■ SHORT TASK ■
Print each line exactly as it is given.
---*---
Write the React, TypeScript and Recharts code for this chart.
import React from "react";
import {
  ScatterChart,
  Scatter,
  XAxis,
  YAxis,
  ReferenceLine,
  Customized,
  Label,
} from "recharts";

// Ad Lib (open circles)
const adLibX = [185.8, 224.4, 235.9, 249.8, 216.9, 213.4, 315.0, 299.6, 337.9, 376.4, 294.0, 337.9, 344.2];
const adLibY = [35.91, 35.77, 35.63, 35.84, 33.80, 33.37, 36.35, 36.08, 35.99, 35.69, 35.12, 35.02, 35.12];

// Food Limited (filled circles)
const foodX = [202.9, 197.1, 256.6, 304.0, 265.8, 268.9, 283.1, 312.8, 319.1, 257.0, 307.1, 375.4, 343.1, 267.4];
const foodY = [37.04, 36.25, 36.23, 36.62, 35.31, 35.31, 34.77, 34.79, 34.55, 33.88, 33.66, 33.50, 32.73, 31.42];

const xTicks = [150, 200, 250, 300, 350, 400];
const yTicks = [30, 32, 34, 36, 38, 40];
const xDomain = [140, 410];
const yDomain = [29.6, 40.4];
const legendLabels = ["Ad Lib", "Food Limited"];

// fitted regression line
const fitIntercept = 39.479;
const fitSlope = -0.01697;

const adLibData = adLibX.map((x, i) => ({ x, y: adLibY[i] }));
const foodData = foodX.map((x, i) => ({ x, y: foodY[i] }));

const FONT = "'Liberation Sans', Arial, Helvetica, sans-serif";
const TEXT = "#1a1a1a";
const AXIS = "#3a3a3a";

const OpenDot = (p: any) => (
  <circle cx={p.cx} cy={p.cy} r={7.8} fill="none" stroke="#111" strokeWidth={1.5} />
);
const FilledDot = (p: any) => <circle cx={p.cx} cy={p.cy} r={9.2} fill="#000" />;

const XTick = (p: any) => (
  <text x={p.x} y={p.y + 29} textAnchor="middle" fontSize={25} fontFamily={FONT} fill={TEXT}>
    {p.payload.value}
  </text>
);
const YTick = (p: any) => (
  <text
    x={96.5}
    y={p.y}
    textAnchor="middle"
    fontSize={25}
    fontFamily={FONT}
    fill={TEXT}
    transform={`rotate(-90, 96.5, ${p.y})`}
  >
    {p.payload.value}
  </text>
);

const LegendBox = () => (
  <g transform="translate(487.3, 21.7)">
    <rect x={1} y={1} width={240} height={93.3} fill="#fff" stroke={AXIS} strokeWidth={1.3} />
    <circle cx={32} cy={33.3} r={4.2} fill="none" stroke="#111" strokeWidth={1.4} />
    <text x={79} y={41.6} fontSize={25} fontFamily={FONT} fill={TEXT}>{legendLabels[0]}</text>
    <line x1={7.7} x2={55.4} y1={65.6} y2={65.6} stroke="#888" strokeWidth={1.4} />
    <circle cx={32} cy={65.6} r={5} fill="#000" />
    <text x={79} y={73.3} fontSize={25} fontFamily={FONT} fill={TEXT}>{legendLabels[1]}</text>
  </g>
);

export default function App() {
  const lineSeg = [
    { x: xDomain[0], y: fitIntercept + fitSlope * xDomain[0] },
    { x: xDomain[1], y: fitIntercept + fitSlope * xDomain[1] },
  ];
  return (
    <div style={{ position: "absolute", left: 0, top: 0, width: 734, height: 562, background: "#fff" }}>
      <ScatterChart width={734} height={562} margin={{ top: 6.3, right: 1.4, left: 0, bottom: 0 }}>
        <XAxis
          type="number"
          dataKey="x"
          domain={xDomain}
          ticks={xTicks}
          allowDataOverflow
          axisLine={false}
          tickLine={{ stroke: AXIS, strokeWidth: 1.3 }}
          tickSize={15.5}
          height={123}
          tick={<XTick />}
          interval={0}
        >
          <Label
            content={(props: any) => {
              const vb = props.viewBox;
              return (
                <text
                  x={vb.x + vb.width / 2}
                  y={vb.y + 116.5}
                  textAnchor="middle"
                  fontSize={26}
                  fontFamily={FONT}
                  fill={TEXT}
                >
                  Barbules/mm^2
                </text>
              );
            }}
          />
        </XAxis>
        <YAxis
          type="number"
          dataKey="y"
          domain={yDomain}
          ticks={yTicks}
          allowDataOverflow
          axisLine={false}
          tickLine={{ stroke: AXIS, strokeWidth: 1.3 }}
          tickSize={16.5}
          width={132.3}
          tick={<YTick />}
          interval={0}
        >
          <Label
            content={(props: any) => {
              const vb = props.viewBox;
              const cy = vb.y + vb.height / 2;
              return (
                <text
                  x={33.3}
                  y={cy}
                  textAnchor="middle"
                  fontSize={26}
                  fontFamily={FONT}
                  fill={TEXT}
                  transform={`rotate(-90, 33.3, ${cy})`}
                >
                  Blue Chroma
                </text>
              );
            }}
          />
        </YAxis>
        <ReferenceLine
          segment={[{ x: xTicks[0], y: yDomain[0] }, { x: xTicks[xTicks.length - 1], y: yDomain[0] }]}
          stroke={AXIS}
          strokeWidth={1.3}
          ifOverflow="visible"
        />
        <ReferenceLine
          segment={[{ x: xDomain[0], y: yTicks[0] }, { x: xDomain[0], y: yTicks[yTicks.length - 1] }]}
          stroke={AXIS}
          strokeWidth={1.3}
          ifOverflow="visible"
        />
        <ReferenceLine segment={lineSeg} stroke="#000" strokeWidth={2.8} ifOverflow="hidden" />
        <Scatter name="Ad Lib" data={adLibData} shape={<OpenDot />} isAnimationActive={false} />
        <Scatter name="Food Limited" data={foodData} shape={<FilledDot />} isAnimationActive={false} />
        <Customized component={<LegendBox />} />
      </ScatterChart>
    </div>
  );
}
---*---
■ SOLUTION FOR THIS EXERCISE ■
Write the React, TypeScript and Recharts code for this chart.
import React from "react";
import {
  ScatterChart,
  Scatter,
  XAxis,
  YAxis,
  ReferenceLine,
  Customized,
  Label,
} from "recharts";

// Ad Lib (open circles)
const adLibX = [185.8, 224.4, 235.9, 249.8, 216.9, 213.4, 315.0, 299.6, 337.9, 376.4, 294.0, 337.9, 344.2];
const adLibY = [35.91, 35.77, 35.63, 35.84, 33.80, 33.37, 36.35, 36.08, 35.99, 35.69, 35.12, 35.02, 35.12];

// Food Limited (filled circles)
const foodX = [202.9, 197.1, 256.6, 304.0, 265.8, 268.9, 283.1, 312.8, 319.1, 257.0, 307.1, 375.4, 343.1, 267.4];
const foodY = [37.04, 36.25, 36.23, 36.62, 35.31, 35.31, 34.77, 34.79, 34.55, 33.88, 33.66, 33.50, 32.73, 31.42];

const xTicks = [150, 200, 250, 300, 350, 400];
const yTicks = [30, 32, 34, 36, 38, 40];
const xDomain = [140, 410];
const yDomain = [29.6, 40.4];
const legendLabels = ["Ad Lib", "Food Limited"];

// fitted regression line
const fitIntercept = 39.479;
const fitSlope = -0.01697;

const adLibData = adLibX.map((x, i) => ({ x, y: adLibY[i] }));
const foodData = foodX.map((x, i) => ({ x, y: foodY[i] }));

const FONT = "'Liberation Sans', Arial, Helvetica, sans-serif";
const TEXT = "#1a1a1a";
const AXIS = "#3a3a3a";

const OpenDot = (p: any) => (
  <circle cx={p.cx} cy={p.cy} r={7.8} fill="none" stroke="#111" strokeWidth={1.5} />
);
const FilledDot = (p: any) => <circle cx={p.cx} cy={p.cy} r={9.2} fill="#000" />;

const XTick = (p: any) => (
  <text x={p.x} y={p.y + 29} textAnchor="middle" fontSize={25} fontFamily={FONT} fill={TEXT}>
    {p.payload.value}
  </text>
);
const YTick = (p: any) => (
  <text
    x={96.5}
    y={p.y}
    textAnchor="middle"
    fontSize={25}
    fontFamily={FONT}
    fill={TEXT}
    transform={`rotate(-90, 96.5, ${p.y})`}
  >
    {p.payload.value}
  </text>
);

const LegendBox = () => (
  <g transform="translate(487.3, 21.7)">
    <rect x={1} y={1} width={240} height={93.3} fill="#fff" stroke={AXIS} strokeWidth={1.3} />
    <circle cx={32} cy={33.3} r={4.2} fill="none" stroke="#111" strokeWidth={1.4} />
    <text x={79} y={41.6} fontSize={25} fontFamily={FONT} fill={TEXT}>{legendLabels[0]}</text>
    <line x1={7.7} x2={55.4} y1={65.6} y2={65.6} stroke="#888" strokeWidth={1.4} />
    <circle cx={32} cy={65.6} r={5} fill="#000" />
    <text x={79} y={73.3} fontSize={25} fontFamily={FONT} fill={TEXT}>{legendLabels[1]}</text>
  </g>
);

export default function App() {
  const lineSeg = [
    { x: xDomain[0], y: fitIntercept + fitSlope * xDomain[0] },
    { x: xDomain[1], y: fitIntercept + fitSlope * xDomain[1] },
  ];
  return (
    <div style={{ position: "absolute", left: 0, top: 0, width: 734, height: 562, background: "#fff" }}>
      <ScatterChart width={734} height={562} margin={{ top: 6.3, right: 1.4, left: 0, bottom: 0 }}>
        <XAxis
          type="number"
          dataKey="x"
          domain={xDomain}
          ticks={xTicks}
          allowDataOverflow
          axisLine={false}
          tickLine={{ stroke: AXIS, strokeWidth: 1.3 }}
          tickSize={15.5}
          height={123}
          tick={<XTick />}
          interval={0}
        >
          <Label
            content={(props: any) => {
              const vb = props.viewBox;
              return (
                <text
                  x={vb.x + vb.width / 2}
                  y={vb.y + 116.5}
                  textAnchor="middle"
                  fontSize={26}
                  fontFamily={FONT}
                  fill={TEXT}
                >
                  Barbules/mm^2
                </text>
              );
            }}
          />
        </XAxis>
        <YAxis
          type="number"
          dataKey="y"
          domain={yDomain}
          ticks={yTicks}
          allowDataOverflow
          axisLine={false}
          tickLine={{ stroke: AXIS, strokeWidth: 1.3 }}
          tickSize={16.5}
          width={132.3}
          tick={<YTick />}
          interval={0}
        >
          <Label
            content={(props: any) => {
              const vb = props.viewBox;
              const cy = vb.y + vb.height / 2;
              return (
                <text
                  x={33.3}
                  y={cy}
                  textAnchor="middle"
                  fontSize={26}
                  fontFamily={FONT}
                  fill={TEXT}
                  transform={`rotate(-90, 33.3, ${cy})`}
                >
                  Blue Chroma
                </text>
              );
            }}
          />
        </YAxis>
        <ReferenceLine
          segment={[{ x: xTicks[0], y: yDomain[0] }, { x: xTicks[xTicks.length - 1], y: yDomain[0] }]}
          stroke={AXIS}
          strokeWidth={1.3}
          ifOverflow="visible"
        />
        <ReferenceLine
          segment={[{ x: xDomain[0], y: yTicks[0] }, { x: xDomain[0], y: yTicks[yTicks.length - 1] }]}
          stroke={AXIS}
          strokeWidth={1.3}
          ifOverflow="visible"
        />
        <ReferenceLine segment={lineSeg} stroke="#000" strokeWidth={2.8} ifOverflow="hidden" />
        <Scatter name="Ad Lib" data={adLibData} shape={<OpenDot />} isAnimationActive={false} />
        <Scatter name="Food Limited" data={foodData} shape={<FilledDot />} isAnimationActive={false} />
        <Customized component={<LegendBox />} />
      </ScatterChart>
    </div>
  );
}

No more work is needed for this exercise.